● Source excerpt

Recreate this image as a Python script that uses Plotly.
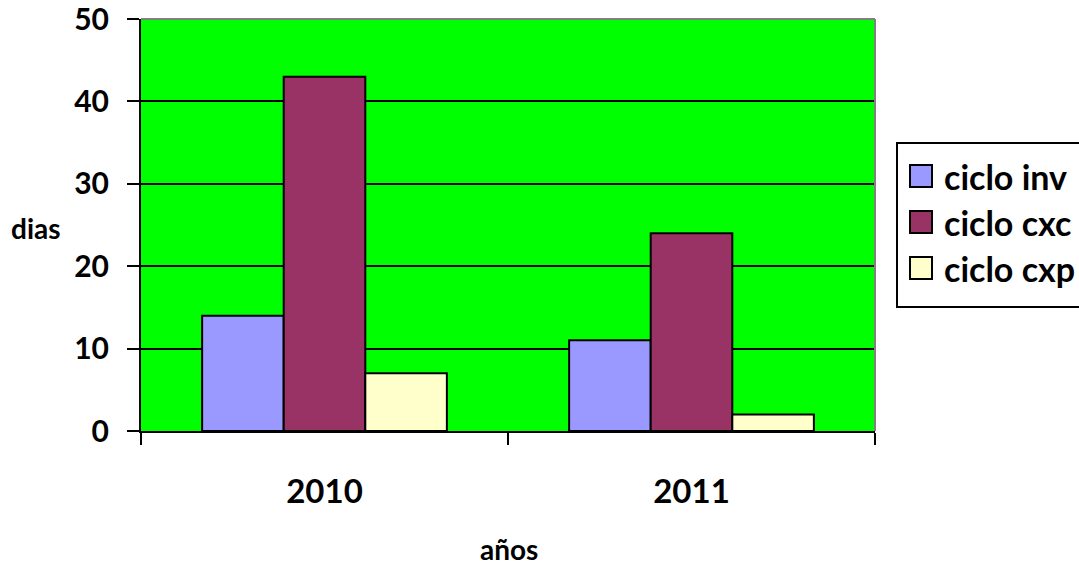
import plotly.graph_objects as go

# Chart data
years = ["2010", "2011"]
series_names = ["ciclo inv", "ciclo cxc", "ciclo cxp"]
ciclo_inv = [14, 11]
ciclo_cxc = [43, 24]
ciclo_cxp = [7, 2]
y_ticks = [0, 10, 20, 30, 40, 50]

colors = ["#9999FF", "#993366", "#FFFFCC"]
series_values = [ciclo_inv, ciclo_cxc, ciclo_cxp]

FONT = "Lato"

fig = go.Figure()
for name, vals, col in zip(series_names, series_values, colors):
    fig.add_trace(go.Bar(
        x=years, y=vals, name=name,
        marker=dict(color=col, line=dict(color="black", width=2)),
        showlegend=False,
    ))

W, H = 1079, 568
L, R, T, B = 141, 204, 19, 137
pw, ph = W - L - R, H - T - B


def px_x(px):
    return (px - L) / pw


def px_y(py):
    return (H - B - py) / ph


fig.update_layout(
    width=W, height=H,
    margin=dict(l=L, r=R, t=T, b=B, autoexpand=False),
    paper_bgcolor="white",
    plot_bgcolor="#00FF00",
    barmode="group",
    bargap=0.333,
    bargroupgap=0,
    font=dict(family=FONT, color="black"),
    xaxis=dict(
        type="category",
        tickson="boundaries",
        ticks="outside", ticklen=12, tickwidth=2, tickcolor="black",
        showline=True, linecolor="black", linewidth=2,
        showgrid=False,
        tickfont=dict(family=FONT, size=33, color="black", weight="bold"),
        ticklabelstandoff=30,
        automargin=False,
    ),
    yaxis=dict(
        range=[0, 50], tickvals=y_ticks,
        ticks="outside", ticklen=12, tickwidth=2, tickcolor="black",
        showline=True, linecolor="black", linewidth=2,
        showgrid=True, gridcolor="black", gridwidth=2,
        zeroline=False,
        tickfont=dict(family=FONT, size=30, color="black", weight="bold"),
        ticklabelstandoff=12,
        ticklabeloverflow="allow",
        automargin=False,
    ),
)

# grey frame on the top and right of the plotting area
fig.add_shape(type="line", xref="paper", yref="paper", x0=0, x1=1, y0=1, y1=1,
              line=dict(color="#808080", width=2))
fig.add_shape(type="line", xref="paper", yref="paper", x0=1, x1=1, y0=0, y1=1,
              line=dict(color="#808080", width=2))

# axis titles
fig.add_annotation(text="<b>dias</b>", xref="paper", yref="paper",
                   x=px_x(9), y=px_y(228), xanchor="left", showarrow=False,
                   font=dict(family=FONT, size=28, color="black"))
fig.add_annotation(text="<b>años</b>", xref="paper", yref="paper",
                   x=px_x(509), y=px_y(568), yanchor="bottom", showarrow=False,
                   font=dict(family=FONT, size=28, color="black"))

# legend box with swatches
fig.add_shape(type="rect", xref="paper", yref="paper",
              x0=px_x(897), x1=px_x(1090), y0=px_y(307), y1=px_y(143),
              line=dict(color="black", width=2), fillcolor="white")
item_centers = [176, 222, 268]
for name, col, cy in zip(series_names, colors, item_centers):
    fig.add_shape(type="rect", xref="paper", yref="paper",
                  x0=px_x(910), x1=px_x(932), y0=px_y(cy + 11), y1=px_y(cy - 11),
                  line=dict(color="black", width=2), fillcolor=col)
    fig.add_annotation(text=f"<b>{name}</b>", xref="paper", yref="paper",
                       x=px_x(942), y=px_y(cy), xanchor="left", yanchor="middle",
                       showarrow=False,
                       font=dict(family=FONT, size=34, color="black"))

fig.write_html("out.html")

● Stated exercise
Set down the complete material exactly, but do not include the images.

● Solved exercise
Recreate this image as a Python script that uses Plotly.
import plotly.graph_objects as go

# Chart data
years = ["2010", "2011"]
series_names = ["ciclo inv", "ciclo cxc", "ciclo cxp"]
ciclo_inv = [14, 11]
ciclo_cxc = [43, 24]
ciclo_cxp = [7, 2]
y_ticks = [0, 10, 20, 30, 40, 50]

colors = ["#9999FF", "#993366", "#FFFFCC"]
series_values = [ciclo_inv, ciclo_cxc, ciclo_cxp]

FONT = "Lato"

fig = go.Figure()
for name, vals, col in zip(series_names, series_values, colors):
    fig.add_trace(go.Bar(
        x=years, y=vals, name=name,
        marker=dict(color=col, line=dict(color="black", width=2)),
        showlegend=False,
    ))

W, H = 1079, 568
L, R, T, B = 141, 204, 19, 137
pw, ph = W - L - R, H - T - B


def px_x(px):
    return (px - L) / pw


def px_y(py):
    return (H - B - py) / ph


fig.update_layout(
    width=W, height=H,
    margin=dict(l=L, r=R, t=T, b=B, autoexpand=False),
    paper_bgcolor="white",
    plot_bgcolor="#00FF00",
    barmode="group",
    bargap=0.333,
    bargroupgap=0,
    font=dict(family=FONT, color="black"),
    xaxis=dict(
        type="category",
        tickson="boundaries",
        ticks="outside", ticklen=12, tickwidth=2, tickcolor="black",
        showline=True, linecolor="black", linewidth=2,
        showgrid=False,
        tickfont=dict(family=FONT, size=33, color="black", weight="bold"),
        ticklabelstandoff=30,
        automargin=False,
    ),
    yaxis=dict(
        range=[0, 50], tickvals=y_ticks,
        ticks="outside", ticklen=12, tickwidth=2, tickcolor="black",
        showline=True, linecolor="black", linewidth=2,
        showgrid=True, gridcolor="black", gridwidth=2,
        zeroline=False,
        tickfont=dict(family=FONT, size=30, color="black", weight="bold"),
        ticklabelstandoff=12,
        ticklabeloverflow="allow",
        automargin=False,
    ),
)

# grey frame on the top and right of the plotting area
fig.add_shape(type="line", xref="paper", yref="paper", x0=0, x1=1, y0=1, y1=1,
              line=dict(color="#808080", width=2))
fig.add_shape(type="line", xref="paper", yref="paper", x0=1, x1=1, y0=0, y1=1,
              line=dict(color="#808080", width=2))

# axis titles
fig.add_annotation(text="<b>dias</b>", xref="paper", yref="paper",
                   x=px_x(9), y=px_y(228), xanchor="left", showarrow=False,
                   font=dict(family=FONT, size=28, color="black"))
fig.add_annotation(text="<b>años</b>", xref="paper", yref="paper",
                   x=px_x(509), y=px_y(568), yanchor="bottom", showarrow=False,
                   font=dict(family=FONT, size=28, color="black"))

# legend box with swatches
fig.add_shape(type="rect", xref="paper", yref="paper",
              x0=px_x(897), x1=px_x(1090), y0=px_y(307), y1=px_y(143),
              line=dict(color="black", width=2), fillcolor="white")
item_centers = [176, 222, 268]
for name, col, cy in zip(series_names, colors, item_centers):
    fig.add_shape(type="rect", xref="paper", yref="paper",
                  x0=px_x(910), x1=px_x(932), y0=px_y(cy + 11), y1=px_y(cy - 11),
                  line=dict(color="black", width=2), fillcolor=col)
    fig.add_annotation(text=f"<b>{name}</b>", xref="paper", yref="paper",
                       x=px_x(942), y=px_y(cy), xanchor="left", yanchor="middle",
                       showarrow=False,
                       font=dict(family=FONT, size=34, color="black"))

fig.write_html("out.html")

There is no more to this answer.